Additionally, other fields have long dominated sports scholarship, with
communication studies and sociology shaping the academic discourse and
asserting their own approaches. To mitigate these challenges, media
studies scholars have applied alternative approaches to understanding
sports media, such as critical-cultural analyses that account for sports
media constructions of difference via gender, sex, and race—and
athletes’ abilities to contest those differences. There have also been
deft examinations of the media industries’ economic and ideological
dependence on sports; historiographical accounts that mine a wealth of
underexplored repositories and sources; and audience studies that
foreground the reception and consumption of the sports genre.
While these studies placed sports media squarely in the foreground,
others have used sports as a case study to illuminate broader trends in
media studies.
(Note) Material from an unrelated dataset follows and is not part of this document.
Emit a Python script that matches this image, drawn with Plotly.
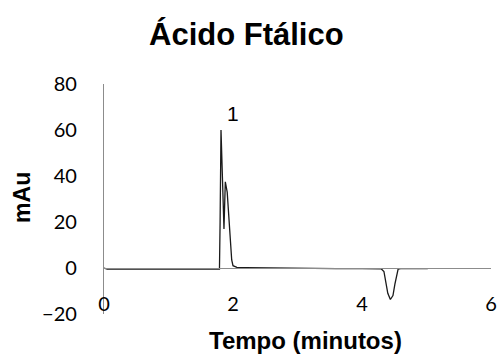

For example, scholars have recently revealed the key role
sports broadcasts played in the innovation and diffusion of color
television, while others have considered the pivotal role broadcasting,
licensing, and franchising rights played in the conglomeration and
consolidation of cable networks and providers. Others have addressed
gaps in audience and fan studies by engaging with under-studied sports
fan cultures.
/Velvet Light Trap/ #87 seeks to deepen media studies understandings of
sports. Given our current era of destabilization (of texts, genres,
technologies, industries, distribution models, franchises, policies,
etc.), sports undoubtedly remains a stimulus of—and, at times, barrier
to—change in the media industries. As such, we invite a variety of media
scholars—not just those who specialize in sports media—to reconsider and
engage with sports in new and dynamic ways, asking, for example: How
have production, distribution, exhibition, and reception of sports media
changed over the last century and how are those changes reflected in the
wider media ecology? What is the afterlife of sports media and how have
those practices impacted scholarship, pedagogy, and future production
practices? Where do radio and podcasting fit into the history of sports
broadcasting? How are new media technologies (streaming platforms, video
games, etc.) responding to, reacting against, or complementing linear
sports channels and networks?
We welcome submissions that push the boundaries of current sports media
literature and/or use sports media as key case studies, exploring any of
the following themes:
* National broadcasting and industrial histories
* Early film histories and the continuing theatrical exhibition of
sporting events
* Sports as a key media market sector
* Identification and identity politics (race, gender, sexuality,
class, ability, nationality)
* Place and space [localism with franchises and coverage;
(trans)nationalism with Olympics]
* Changing role of agents and agencies
* Franchising, ownership, and management
* Publicity, promotion, and marketing
* Activism and community engagement
* Ephemerality and textual analysis
* Distribution, exhibition, and transnational flow of sports media
* Archival perspectives, footage libraries, and audiovisual asset
management
* Regulation (copyright, retransmission rights, horizontal integration)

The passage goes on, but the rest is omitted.